Many large corporations talk of transforming themselves to embrace open innovation, and opening up to external ideas. But grand strategic statements and new corporate PowerPoint slides do not change the capabilities of an organisation. The implementation of a more open approach rests also on the development of specific skills among individual employees. Research has identified what some of these skills are, and shown that these can be internally developed or accessed via various intermediary organisations. Much of this research on open innovation has focused on the ways in which corporations - predominantly large multinationals - have transformed themselves, or are attempting to do so. However, there is much less discussion on the ways in which one particular type of open innovation partner - universities - also need to develop new capabilities.

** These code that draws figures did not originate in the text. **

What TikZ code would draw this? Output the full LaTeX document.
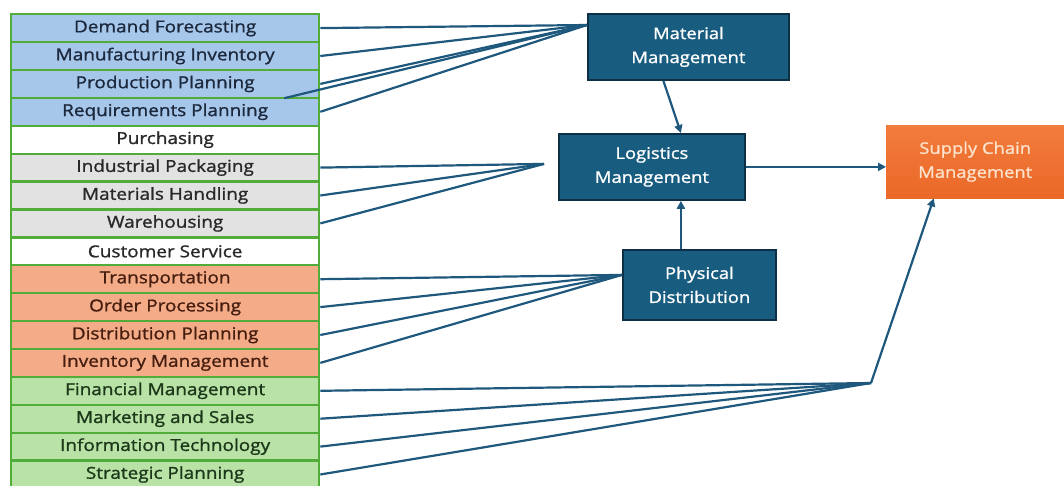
\documentclass[tikz,border=0pt]{standalone}
\usepackage{fontspec}
\setmainfont{Open Sans}[FakeStretch=1.15,FakeBold=1.2]
\usetikzlibrary{arrows.meta,calc}

\definecolor{rowline}{RGB}{82,172,58}
\definecolor{fillblue}{RGB}{166,198,234}
\definecolor{fillgray}{RGB}{226,226,226}
\definecolor{fillorange}{RGB}{244,172,136}
\definecolor{fillgreen}{RGB}{184,226,166}
\definecolor{txtblue}{RGB}{28,40,60}
\definecolor{txtgray}{RGB}{40,40,40}
\definecolor{txtorange}{RGB}{70,30,15}
\definecolor{txtgreen}{RGB}{28,55,25}
\definecolor{boxfill}{RGB}{24,92,128}
\definecolor{boxedge}{RGB}{14,48,70}
\definecolor{wire}{RGB}{30,88,124}
\definecolor{scmtop}{RGB}{242,124,60}
\definecolor{scmbot}{RGB}{234,104,40}
\definecolor{scmtext}{RGB}{253,226,204}

\tikzset{
  listrow/.style={draw=rowline, line width=2.3pt, minimum width=308pt,
    minimum height=27.9pt, inner sep=0pt, anchor=north west,
    font=\fontsize{16.5}{18}\selectfont},
  rowblue/.style={listrow, fill=fillblue, text=txtblue},
  rowwhite/.style={listrow, fill=white, text=txtgray},
  rowgray/.style={listrow, fill=fillgray, text=txtgray},
  roworange/.style={listrow, fill=fillorange, text=txtorange},
  rowgreen/.style={listrow, fill=fillgreen, text=txtgreen},
  mgmtbox/.style={draw=boxedge, line width=1.8pt, fill=boxfill, text=white,
    inner sep=0pt, anchor=north west, align=center,
    font=\fontsize{16}{24}\selectfont},
  scmbox/.style={top color=scmtop, bottom color=scmbot, draw=none,
    text=scmtext, inner sep=0pt, anchor=north west, align=center,
    font=\fontsize{16}{24}\selectfont},
  feed/.style={draw=wire, line width=2.2pt},
  flow/.style={draw=wire, line width=2.2pt, -{Triangle[length=8pt,width=8pt]}}
}

\begin{document}
\begin{tikzpicture}[x=1pt,y=-1pt]
\useasboundingbox (0,0) rectangle (1064,485);

% activity list
\foreach \i/\sty/\txt in {
  0/rowblue/Demand Forecasting,
  1/rowblue/Manufacturing Inventory,
  2/rowblue/Production Planning,
  3/rowblue/Requirements Planning,
  4/rowwhite/Purchasing,
  5/rowgray/Industrial Packaging,
  6/rowgray/Materials Handling,
  7/rowgray/Warehousing,
  8/rowwhite/Customer Service,
  9/roworange/Transportation,
  10/roworange/Order Processing,
  11/roworange/Distribution Planning,
  12/roworange/Inventory Management,
  13/rowgreen/Financial Management,
  14/rowgreen/Marketing and Sales,
  15/rowgreen/Information Technology,
  16/rowgreen/Strategic Planning}
  \node[\sty] (r\i) at (10,{13+27.9*\i}) {\txt};

% management boxes
\node[mgmtbox, minimum width=201pt, minimum height=66pt] (mat) at (587,13)
  {Material\\Management};
\node[mgmtbox, minimum width=186pt, minimum height=66pt] (lg) at (558,133)
  {Logistics\\Management};
\node[mgmtbox, minimum width=153pt, minimum height=70pt] (pd) at (622,249)
  {Physical\\Distribution};
\node[scmbox, minimum width=178pt, minimum height=73pt] (sc) at (886,125)
  {Supply Chain\\Management};

% convergence points
\coordinate (matin) at ([yshift=-12pt]mat.north west);
\coordinate (lgin) at ([xshift=-14pt,yshift=3pt]lg.west);
\coordinate (pdin) at ([yshift=10pt]pd.west);
\coordinate (scin) at (871,383);
\coordinate (ppin) at ([xshift=-36pt,yshift=-1.5pt]r3.north east);

% feeds into material management
\foreach \r in {r0,r1,r2,r3}
  \draw[feed] (\r.east) -- (matin);
\draw[feed] (ppin) -- (matin);

% feeds into logistics management
\foreach \r in {r5,r6,r7}
  \draw[feed] (\r.east) -- (lgin);

% feeds into physical distribution
\foreach \r in {r9,r10,r11,r12}
  \draw[feed] (\r.east) -- (pdin);

% feeds into supply chain management
\foreach \r in {r13,r14,r15,r16}
  \draw[feed] (\r.east) -- (scin);

% flows between management levels
\draw[flow] ([xshift=-25pt]mat.south) -- ([xshift=29pt]lg.north);
\draw[flow] ([xshift=-18.5pt]pd.north) -- ([xshift=29pt]lg.south);
\draw[flow] (lg.east) -- (lg.east -| sc.west);
\draw[flow] (scin) -- ([xshift=-41.5pt]sc.south);
\end{tikzpicture}
\end{document}
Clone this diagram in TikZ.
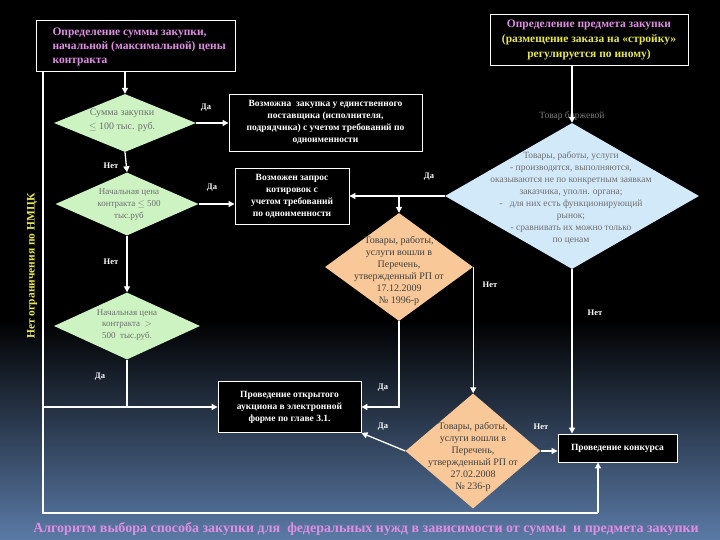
\documentclass[tikz,border=0pt]{standalone}
\usepackage{fontspec}
\setmainfont{Liberation Serif}
\usetikzlibrary{shapes.geometric,arrows.meta}
\definecolor{pinkt}{HTML}{E08EE4}
\definecolor{yelt}{HTML}{E8E84A}
\definecolor{greenf}{HTML}{CDF3C3}
\definecolor{bluef}{HTML}{D2E9FA}
\definecolor{orangef}{HTML}{F8C898}
\definecolor{grayt}{HTML}{6E6E6E}
\definecolor{bgblue}{HTML}{5A7AA6}
\tikzset{
  wbox/.style={draw=white, line width=0.9pt, fill=black, text=white, font=\bfseries\fontsize{9.5}{12}\selectfont, align=center, inner sep=2pt},
  dshape/.style={diamond, inner sep=0pt, draw=none},
  dtext/.style={text=grayt, font=\fontsize{9.5}{12}\selectfont, align=center, inner sep=0pt},
  otext/.style={text=black!75, font=\fontsize{10}{12}\selectfont, align=center, inner sep=0pt},
  lbl/.style={text=white, font=\bfseries\fontsize{8.5}{10}\selectfont, inner sep=0pt},
  wline/.style={draw=white, line width=1.3pt},
  arr/.style={wline, -{Triangle[length=6pt,width=6pt]}},
}
\begin{document}
\begin{tikzpicture}[x=1pt,y=-1pt]
\useasboundingbox (0,0) rectangle (720,540);
\fill[black] (0,0) rectangle (720,320);
\shade[top color=black, bottom color=bgblue] (0,319.5) rectangle (720,540);

% top boxes
\node[draw=white, line width=0.9pt, minimum width=199pt, minimum height=51pt, inner sep=0pt] (b1) at (135.5,45.5) {};
\node[text=pinkt, font=\bfseries\fontsize{11.5}{14}\selectfont, align=left, anchor=west] (b1t) at (49,47) {Определение суммы закупки,\\начальной (максимальной) цены\\контракта};
\node[draw=white, line width=0.9pt, minimum width=198pt, minimum height=51pt, inner sep=0pt, font=\bfseries\fontsize{11.5}{15}\selectfont, align=center] (b2) at (589,39.5) {\textcolor{pinkt}{Определение предмета закупки}\\\textcolor{yelt}{(размещение заказа на «стройку»}\\\textcolor{yelt}{регулируется по иному)}};

% diamonds
\node[dshape, fill=greenf, minimum width=142pt, minimum height=58pt] (d1) at (125,123) {};
\node[dtext, font=\fontsize{10}{14}\selectfont] (d1t) at (122,120) {Сумма закупки\\$\leq$ 100 тыс. руб.};
\node[dshape, fill=greenf, minimum width=143pt, minimum height=63pt] (d2) at (127,204) {};
\node[dtext, font=\fontsize{9}{12}\selectfont] (d2t) at (129,205) {Начальная цена\\контракта $\leq$ 500\\тыс.руб};
\node[dshape, fill=greenf, minimum width=146pt, minimum height=67pt] (d3) at (127,326) {};
\node[dtext, font=\fontsize{9}{11.5}\selectfont] (d3t) at (127,325) {Начальная цена\\контракта \ $>$\\500 \ тыс.руб.};

\node[dshape, fill=bluef, minimum width=254pt, minimum height=146pt] (bd) at (572,196) {};
\node[dtext] (bdt) at (571,198) {Товары, работы, услуги\\- производятся, выполняются,\\оказываются не по конкретным заявкам\\заказчика, уполн. органа;\\- \ \ для них есть функционирующий\\рынок;\\- сравнивать их можно только\\по ценам};

\node[dshape, fill=orangef, minimum width=148pt, minimum height=108pt] (o1) at (399,267) {};
\node[otext] (o1t) at (399,271) {Товары, работы,\\услуги вошли в\\Перечень,\\утвержденный РП от\\17.12.2009\\№ 1996-р};
\node[dshape, fill=orangef, minimum width=135pt, minimum height=115pt] (o2) at (473,451) {};
\node[otext] (o2t) at (473,457) {Товары, работы,\\услуги вошли в\\Перечень,\\утвержденный РП от\\27.02.2008\\№ 236-р};

% white boxes
\node[wbox, minimum width=193pt, minimum height=57pt] (b3) at (325.5,122.5) {Возможна \ закупка у единственного\\поставщика (исполнителя,\\подрядчика) с учетом требований по\\одноименности};
\node[wbox, minimum width=114pt, minimum height=56pt] (b4) at (292,196) {Возможен запрос\\котировок с\\учетом требований\\по одноименности};
\node[wbox, minimum width=143pt, minimum height=51pt] (b5) at (289.5,407) {Проведение открытого\\аукциона в электронной\\форме по главе 3.1.};
\node[wbox, minimum width=119pt, minimum height=28pt] (b6) at (617.5,448) {Проведение конкурса};

% label under box2
\node[text=grayt!90, font=\fontsize{9.5}{11}\selectfont, inner sep=0pt] (tb) at (572,116) {Товар биржевой};

% coordinates
\coordinate (lt) at (43,71);
\coordinate (lb) at (43,513);
\coordinate (rb) at (598,513);
\coordinate (j1) at (399,196);

% connectors
\draw[arr] (d1.north |- b1.south) -- (d1.north);
\draw[arr] (d1.east) -- (d1.east -| b3.west);
\draw[arr] (d1.south) -- (d2.north);
\draw[arr] (d2.east) -- (d2.east -| b4.west);
\draw[arr] (d2.south) -- (d3.north);
\draw[wline] (d3.south) -- (d3.south |- b5.west);
\draw[arr] (lt |- b5.west) -- (b5.west);
\draw[wline] (lt) -- (lb) -- (rb);
\draw[arr] (rb) -- (rb |- b6.south);
\draw[arr] (bd.north |- b2.south) -- (bd.north);
\draw[arr] (bd.west) -- (bd.west -| b4.east);
\draw[arr] (j1) -- (o1.north);
\draw[arr] (o1.east) -- (o1.east |- o2.north);
\draw[arr] (o1.south) |- (b5.east);
\draw[arr] (o2.west) -- (b5.south east);
\draw[arr] (o2.east) -- (o2.east -| b6.west);
\draw[arr] (bd.south) -- (bd.south |- b6.north);

% labels
\node[lbl] (l1) at (206,108) {Да};
\node[lbl] (l2) at (111,166) {Нет};
\node[lbl] (l3) at (212,188) {Да};
\node[lbl] (l4) at (111,262) {Нет};
\node[lbl] (l5) at (429,177) {Да};
\node[lbl] (l6) at (490,285) {Нет};
\node[lbl] (l7) at (595,313) {Нет};
\node[lbl] (l8) at (100,377) {Да};
\node[lbl] (l9) at (383,388) {Да};
\node[lbl] (l10) at (383,427) {Да};
\node[lbl] (l11) at (541,427) {Нет};

\node[rotate=90, text=yelt, font=\bfseries\fontsize{11.5}{13}\selectfont, inner sep=0pt] (vt) at (32,266) {Нет ограничения по НМЦК};

\node[text=pinkt, font=\bfseries\fontsize{14}{16}\selectfont, inner sep=0pt] (cap) at (366,529) {Алгоритм выбора способа закупки для \ федеральных нужд в зависимости от суммы \ и предмета закупки};
\end{tikzpicture}
\end{document}
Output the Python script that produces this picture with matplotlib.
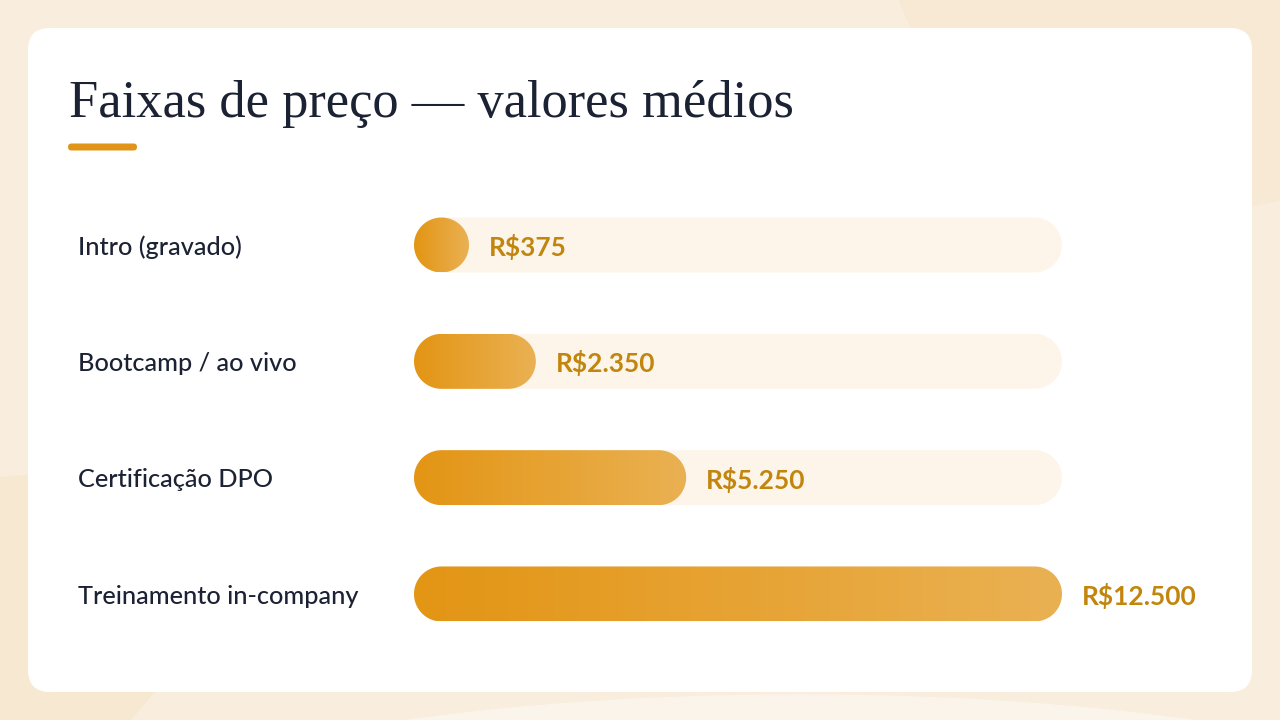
import numpy as np
import matplotlib
matplotlib.use('Agg')
import matplotlib.pyplot as plt
from matplotlib.patches import FancyBboxPatch, Ellipse, PathPatch
from matplotlib.path import Path
from matplotlib.colors import LinearSegmentedColormap

# data
categories = ['Intro (gravado)', 'Bootcamp / ao vivo', 'Certificação DPO', 'Treinamento in-company']
values = [375, 2350, 5250, 12500]
value_labels = ['R$375', 'R$2.350', 'R$5.250', 'R$12.500']
title = 'Faixas de preço — valores médios'

W, H = 1280, 720
fig = plt.figure(figsize=(W / 100, H / 100), dpi=100)
fig.patch.set_facecolor('#f9eedd')

# background layer in pixel units
bg = fig.add_axes([0, 0, 1, 1])
bg.set_xlim(0, W)
bg.set_ylim(H, 0)
bg.axis('off')
bg.add_patch(Ellipse((1200, -110), 640, 640, angle=0, color='#f8e9d5', zorder=0))
bg.add_patch(Ellipse((800, 820), 1300, 250, color='#fbf4ea', zorder=0))
bg.add_patch(Ellipse((-60, 660), 540, 320, angle=-25, color='#f7e8d2', zorder=0))
# card
bg.add_patch(FancyBboxPatch((28, 28), 1224, 664, boxstyle='round,pad=0,rounding_size=22',
                            fc='white', ec='none', zorder=1))
bg.text(69, 117, title, fontsize=37.8, family='Liberation Serif', color='#1b2233',
        va='baseline', ha='left', zorder=2)
bg.add_patch(FancyBboxPatch((68, 143.5), 69, 7, boxstyle='round,pad=0,rounding_size=3.5',
                            fc='#e0951a', ec='none', zorder=2))

# bars axes: track spans x=414..1062 px
x0, x1 = 414, 1062
ytop, ybot = 245, 594
n = len(categories)
row = (ybot - ytop) / (n - 1)
ax = fig.add_axes([x0 / W, 1 - (ybot + row / 2) / H, (x1 - x0) / W, (ybot - ytop + row) / H])
ax.set_xlim(0, max(values))
ax.set_ylim(n - 0.5, -0.5)
ax.axis('off')

bar_h = 55 / row  # in category units
px_per_x = (x1 - x0) / max(values)
rad_x = 27.5 / px_per_x
rad_y = bar_h / 2


def pill(left, width, yc):
    # stadium shape with true elliptical ends in data units
    t1 = np.linspace(np.pi / 2, 3 * np.pi / 2, 40)
    t2 = np.linspace(-np.pi / 2, np.pi / 2, 40)
    xa = left + rad_x + rad_x * np.cos(t1)
    ya = yc - rad_y * np.sin(t1)
    xb = left + width - rad_x + rad_x * np.cos(t2)
    yb = yc - rad_y * np.sin(t2)
    verts = np.column_stack([np.r_[xa, xb, xa[:1]], np.r_[ya, yb, ya[:1]]])
    codes = [Path.MOVETO] + [Path.LINETO] * (len(verts) - 2) + [Path.CLOSEPOLY]
    return Path(verts, codes)


cmap = LinearSegmentedColormap.from_list('g', ['#e39514', '#eab153'])
grad = np.linspace(0, 1, 256).reshape(1, -1)

for i, (cat, v, lab) in enumerate(zip(categories, values, value_labels)):
    ax.add_patch(PathPatch(pill(0, max(values), i), fc='#fdf5ea', ec='none', zorder=1))
    w = max(v, 2 * rad_x)
    bar = PathPatch(pill(0, w, i), fc='none', ec='none', zorder=2)
    ax.add_patch(bar)
    im = ax.imshow(grad, cmap=cmap, aspect='auto', extent=[0, w, i + bar_h / 2, i - bar_h / 2],
                   zorder=2, interpolation='bilinear')
    im.set_clip_path(bar)
    ax.annotate(lab, (w, i), xytext=(14.4, -1.5), textcoords='offset points',
                fontsize=19, fontweight='bold', family='Lato', color='#c2860f',
                va='center', ha='left', zorder=3)
    ax.annotate(cat, (0, i), xytext=(-(x0 - 78) * 0.72, -1.5), textcoords='offset points',
                fontsize=18.2, fontweight='medium', family='Lato', color='#1b2233',
                va='center', ha='left', zorder=3)

fig.savefig('out.png', dpi=100, facecolor=fig.get_facecolor())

Since the late 1990s, UK universities have been explicitly encouraged - and funded - by the Government to develop their 'third missions', i.e. adding 'application' to their traditional two missions of teaching and research. Public funding for universities is now explicitly linked, in part, to their ability to demonstrate the 'impact' of their research activities. One way of helping ensure that research is more impactful is through the engagement of corporate partners throughout the research process, as funders, collaborators and end-users. Or, to put it another way, universities are now positioning themselves as open innovation partners for corporations.
Many universities have set up dedicated groups to help smooth interactions with industry partners, but what has received much less attention is the need to help academics themselves develop the skills needed to identify, negotiate, setup and manage projects that deliver mutual benefit. Though there is an essential role to be played by university research offices, technology transfer, and corporate liaison offices, as successful technology entrepreneurs know, engaging with customers is something that everyone in the organisation needs to be good at. Recognising this, Cambridge University Computer Lab and the Engineering Department recently ran a workshop to help academics develop their skills for
setting up industrial collaborations.
The workshop was delivered by a former Cambridge Engineering Department researcher, who has gone on to run several successful manufacturing and service businesses across Europe: getting an engineer to run the workshop helped avoid some of the Dilbert-esque concerns that might have turned-off potential attendees. 38 academics from across the School of Technology signed up
to spend a day learning about the process of identifying and working with
potential commercial partners to develop collaborative research activities. Basic negotiation and sales skills were
introduced, and delegates then spent the bulk of the day practicing these
skills through the delivery of elevator pitches and the series of structured role-plays.
One workshop alone will not make a huge difference to the culture and operations of a university. But by showing how partnerships with industry can result in the identification and resourcing of relevant and exciting research topics, and giving people the skills to develop such partnerships, events like this are an important step in the development of universities as useful open innovation partners.